LES CONSULTATIONS DE PATYJI

Ce matin, Patyji est ronchon. C’est la première fois que je vois son visage sans sourire et je suis choquée. Même quand il dort, il sourit.

— Que se passe-t-il Patyji?
— Quelqu’un m’a souhaité «Joyeuses Pâques».
— C’est cela qui te met de mauvaise humeur?
— Oui, la bêtise me met toujours de mauvaise humeur.
— Quelle bêtise?
— La bêtise des gens intelligents. 
— Euh… Tu peux développer?

Il reste silencieux trois secondes, puis il prend une grande respiration et me sourit. Je retrouve le sage lumineux que je connais.

— Merci de m’avoir posé la question, je me perdais dans un espace sombre. Tout cela n’a pas d’importance.

Il a piqué ma curiosité, j’insiste:

— Qu’est-ce qui n’a pas d’importance, Patijy? Pourquoi le fait de te souhaiter de joyeuses Pâques t’a-t-il chagriné? 
— C’est quoi, Pâques?
— La célébration de la passion du Christ, mort en croix pour transcender nos péchés, récité-je scolairement les réminiscences des quelques heures de cathéchisme de mon enfance.
— «Joyeuse» la torture d’une crucifixion?

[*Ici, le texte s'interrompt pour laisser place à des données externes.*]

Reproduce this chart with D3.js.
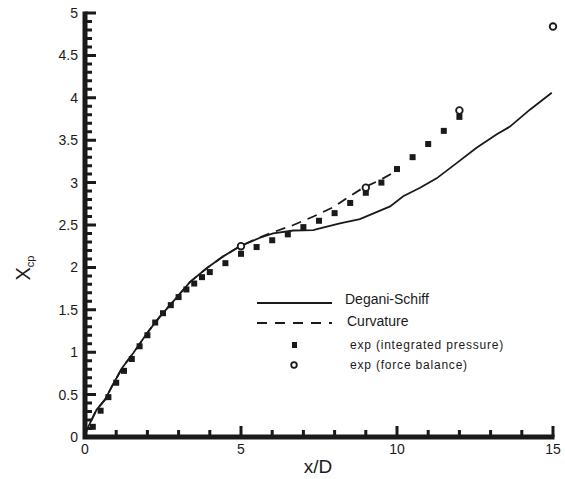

Je reste bouche bée, la tartine figée dans la main. Patijy boit sereinement une gorgée de chaï. Il reprend, avec son sourire malicieux.

— Mais est-ce tout? Le Christ mort en croix et puis plus rien?
— Nnnon… Trois jours plus tard, il monte au ciel? dis-je avec hésitation, ma mémoire étant floue quant à la suite de l’histoire.
— Il ascensionne dans son corps de lumière. Elle est là, la joie de Pâques. Dans cette transformation. Ce message-là est mal entendu et c’est ce qui m’a chagriné un instant, mais ça n’a pas d’importance. Les gens entendent ce qu’ils sont prêts à entendre, voient ce qu’ils sont prêts à voir. Chacun son chemin, c’est juste que je suis parfois impatient avec les sourds et les aveugles.

Je le regarde de travers et il éclate de rire.

— Hé, je suis un humain, moi aussi! J’ai mes défauts et mes faiblesses. Et puis d’abord, sers-moi un café. J’aime le café, figures-toi.
— Merci, Patyji, lui dis-je en lui posant une tasse de café odorant sur la table, moi aussi, j’avais en tête la crucfixion en pensant à Pâques; je vais désormais changer l’image et célébrer le corps de lumière. Bien plus joyeux! Combien de sucres, dans ton café?